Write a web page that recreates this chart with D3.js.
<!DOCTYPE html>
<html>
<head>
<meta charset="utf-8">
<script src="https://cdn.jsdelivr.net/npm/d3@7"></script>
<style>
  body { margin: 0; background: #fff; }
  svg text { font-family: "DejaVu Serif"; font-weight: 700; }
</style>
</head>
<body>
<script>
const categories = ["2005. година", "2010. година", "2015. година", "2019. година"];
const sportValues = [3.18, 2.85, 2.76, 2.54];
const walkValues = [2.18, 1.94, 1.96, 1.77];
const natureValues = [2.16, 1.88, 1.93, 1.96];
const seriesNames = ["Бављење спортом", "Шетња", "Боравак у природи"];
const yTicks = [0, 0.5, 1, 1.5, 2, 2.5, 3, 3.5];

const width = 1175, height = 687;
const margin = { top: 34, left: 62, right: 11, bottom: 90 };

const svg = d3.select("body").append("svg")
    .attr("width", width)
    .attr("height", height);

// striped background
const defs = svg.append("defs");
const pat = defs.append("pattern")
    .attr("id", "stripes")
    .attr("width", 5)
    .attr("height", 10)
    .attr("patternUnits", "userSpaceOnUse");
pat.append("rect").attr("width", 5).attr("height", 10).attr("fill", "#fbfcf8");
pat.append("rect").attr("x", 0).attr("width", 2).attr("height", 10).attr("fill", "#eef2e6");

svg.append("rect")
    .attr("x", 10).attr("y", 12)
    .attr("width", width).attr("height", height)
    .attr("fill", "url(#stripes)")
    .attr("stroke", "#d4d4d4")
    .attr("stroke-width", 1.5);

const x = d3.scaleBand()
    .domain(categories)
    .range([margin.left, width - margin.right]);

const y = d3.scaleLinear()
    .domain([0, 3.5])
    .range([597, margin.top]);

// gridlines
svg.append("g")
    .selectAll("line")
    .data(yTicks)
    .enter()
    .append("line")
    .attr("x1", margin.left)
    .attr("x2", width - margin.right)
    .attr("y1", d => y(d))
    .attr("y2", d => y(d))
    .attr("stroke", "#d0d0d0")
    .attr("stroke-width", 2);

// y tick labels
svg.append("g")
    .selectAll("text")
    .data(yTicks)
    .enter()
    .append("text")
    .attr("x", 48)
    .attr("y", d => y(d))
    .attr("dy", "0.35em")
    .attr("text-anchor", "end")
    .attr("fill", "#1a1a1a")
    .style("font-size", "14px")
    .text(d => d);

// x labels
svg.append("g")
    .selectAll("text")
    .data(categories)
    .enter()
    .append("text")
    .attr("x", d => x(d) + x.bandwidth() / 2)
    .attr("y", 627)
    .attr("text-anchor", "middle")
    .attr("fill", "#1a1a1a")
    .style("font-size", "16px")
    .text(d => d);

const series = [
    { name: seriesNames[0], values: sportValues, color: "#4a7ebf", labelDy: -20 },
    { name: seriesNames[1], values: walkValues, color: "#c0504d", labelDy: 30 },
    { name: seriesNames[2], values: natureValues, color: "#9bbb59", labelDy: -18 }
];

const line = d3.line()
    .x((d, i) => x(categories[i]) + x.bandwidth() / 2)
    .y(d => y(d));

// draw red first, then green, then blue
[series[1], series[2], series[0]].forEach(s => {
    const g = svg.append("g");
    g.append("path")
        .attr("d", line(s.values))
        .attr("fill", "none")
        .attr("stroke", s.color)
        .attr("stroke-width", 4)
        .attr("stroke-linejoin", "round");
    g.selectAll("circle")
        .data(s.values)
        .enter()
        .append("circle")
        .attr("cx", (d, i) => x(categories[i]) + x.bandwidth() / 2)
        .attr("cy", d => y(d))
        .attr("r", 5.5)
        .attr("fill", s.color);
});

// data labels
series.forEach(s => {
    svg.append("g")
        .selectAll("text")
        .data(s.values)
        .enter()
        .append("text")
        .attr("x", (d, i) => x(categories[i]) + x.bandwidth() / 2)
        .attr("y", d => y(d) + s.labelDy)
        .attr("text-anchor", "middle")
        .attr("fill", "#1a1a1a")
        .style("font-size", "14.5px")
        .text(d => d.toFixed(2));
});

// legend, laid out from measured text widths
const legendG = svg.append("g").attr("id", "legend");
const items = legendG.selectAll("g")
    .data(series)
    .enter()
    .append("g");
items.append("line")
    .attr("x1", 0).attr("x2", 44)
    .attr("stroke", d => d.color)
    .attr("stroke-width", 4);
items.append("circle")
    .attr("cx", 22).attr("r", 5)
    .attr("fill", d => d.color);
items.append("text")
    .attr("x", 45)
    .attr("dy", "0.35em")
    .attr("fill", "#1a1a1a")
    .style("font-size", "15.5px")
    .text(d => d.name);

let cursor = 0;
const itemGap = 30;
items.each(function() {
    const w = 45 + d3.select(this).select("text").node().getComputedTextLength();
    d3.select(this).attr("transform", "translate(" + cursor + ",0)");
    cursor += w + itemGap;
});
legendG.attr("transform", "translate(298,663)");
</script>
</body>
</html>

····················

WHAT THE TASK REQUIRES
All of the data needs to be printed once more, exactly.

WRITTEN REPLY
Write a web page that recreates this chart with D3.js.
<!DOCTYPE html>
<html>
<head>
<meta charset="utf-8">
<script src="https://cdn.jsdelivr.net/npm/d3@7"></script>
<style>
  body { margin: 0; background: #fff; }
  svg text { font-family: "DejaVu Serif"; font-weight: 700; }
</style>
</head>
<body>
<script>
const categories = ["2005. година", "2010. година", "2015. година", "2019. година"];
const sportValues = [3.18, 2.85, 2.76, 2.54];
const walkValues = [2.18, 1.94, 1.96, 1.77];
const natureValues = [2.16, 1.88, 1.93, 1.96];
const seriesNames = ["Бављење спортом", "Шетња", "Боравак у природи"];
const yTicks = [0, 0.5, 1, 1.5, 2, 2.5, 3, 3.5];

const width = 1175, height = 687;
const margin = { top: 34, left: 62, right: 11, bottom: 90 };

const svg = d3.select("body").append("svg")
    .attr("width", width)
    .attr("height", height);

// striped background
const defs = svg.append("defs");
const pat = defs.append("pattern")
    .attr("id", "stripes")
    .attr("width", 5)
    .attr("height", 10)
    .attr("patternUnits", "userSpaceOnUse");
pat.append("rect").attr("width", 5).attr("height", 10).attr("fill", "#fbfcf8");
pat.append("rect").attr("x", 0).attr("width", 2).attr("height", 10).attr("fill", "#eef2e6");

svg.append("rect")
    .attr("x", 10).attr("y", 12)
    .attr("width", width).attr("height", height)
    .attr("fill", "url(#stripes)")
    .attr("stroke", "#d4d4d4")
    .attr("stroke-width", 1.5);

const x = d3.scaleBand()
    .domain(categories)
    .range([margin.left, width - margin.right]);

const y = d3.scaleLinear()
    .domain([0, 3.5])
    .range([597, margin.top]);

// gridlines
svg.append("g")
    .selectAll("line")
    .data(yTicks)
    .enter()
    .append("line")
    .attr("x1", margin.left)
    .attr("x2", width - margin.right)
    .attr("y1", d => y(d))
    .attr("y2", d => y(d))
    .attr("stroke", "#d0d0d0")
    .attr("stroke-width", 2);

// y tick labels
svg.append("g")
    .selectAll("text")
    .data(yTicks)
    .enter()
    .append("text")
    .attr("x", 48)
    .attr("y", d => y(d))
    .attr("dy", "0.35em")
    .attr("text-anchor", "end")
    .attr("fill", "#1a1a1a")
    .style("font-size", "14px")
    .text(d => d);

// x labels
svg.append("g")
    .selectAll("text")
    .data(categories)
    .enter()
    .append("text")
    .attr("x", d => x(d) + x.bandwidth() / 2)
    .attr("y", 627)
    .attr("text-anchor", "middle")
    .attr("fill", "#1a1a1a")
    .style("font-size", "16px")
    .text(d => d);

const series = [
    { name: seriesNames[0], values: sportValues, color: "#4a7ebf", labelDy: -20 },
    { name: seriesNames[1], values: walkValues, color: "#c0504d", labelDy: 30 },
    { name: seriesNames[2], values: natureValues, color: "#9bbb59", labelDy: -18 }
];

const line = d3.line()
    .x((d, i) => x(categories[i]) + x.bandwidth() / 2)
    .y(d => y(d));

// draw red first, then green, then blue
[series[1], series[2], series[0]].forEach(s => {
    const g = svg.append("g");
    g.append("path")
        .attr("d", line(s.values))
        .attr("fill", "none")
        .attr("stroke", s.color)
        .attr("stroke-width", 4)
        .attr("stroke-linejoin", "round");
    g.selectAll("circle")
        .data(s.values)
        .enter()
        .append("circle")
        .attr("cx", (d, i) => x(categories[i]) + x.bandwidth() / 2)
        .attr("cy", d => y(d))
        .attr("r", 5.5)
        .attr("fill", s.color);
});

// data labels
series.forEach(s => {
    svg.append("g")
        .selectAll("text")
        .data(s.values)
        .enter()
        .append("text")
        .attr("x", (d, i) => x(categories[i]) + x.bandwidth() / 2)
        .attr("y", d => y(d) + s.labelDy)
        .attr("text-anchor", "middle")
        .attr("fill", "#1a1a1a")
        .style("font-size", "14.5px")
        .text(d => d.toFixed(2));
});

// legend, laid out from measured text widths
const legendG = svg.append("g").attr("id", "legend");
const items = legendG.selectAll("g")
    .data(series)
    .enter()
    .append("g");
items.append("line")
    .attr("x1", 0).attr("x2", 44)
    .attr("stroke", d => d.color)
    .attr("stroke-width", 4);
items.append("circle")
    .attr("cx", 22).attr("r", 5)
    .attr("fill", d => d.color);
items.append("text")
    .attr("x", 45)
    .attr("dy", "0.35em")
    .attr("fill", "#1a1a1a")
    .style("font-size", "15.5px")
    .text(d => d.name);

let cursor = 0;
const itemGap = 30;
items.each(function() {
    const w = 45 + d3.select(this).select("text").node().getComputedTextLength();
    d3.select(this).attr("transform", "translate(" + cursor + ",0)");
    cursor += w + itemGap;
});
legendG.attr("transform", "translate(298,663)");
</script>
</body>
</html>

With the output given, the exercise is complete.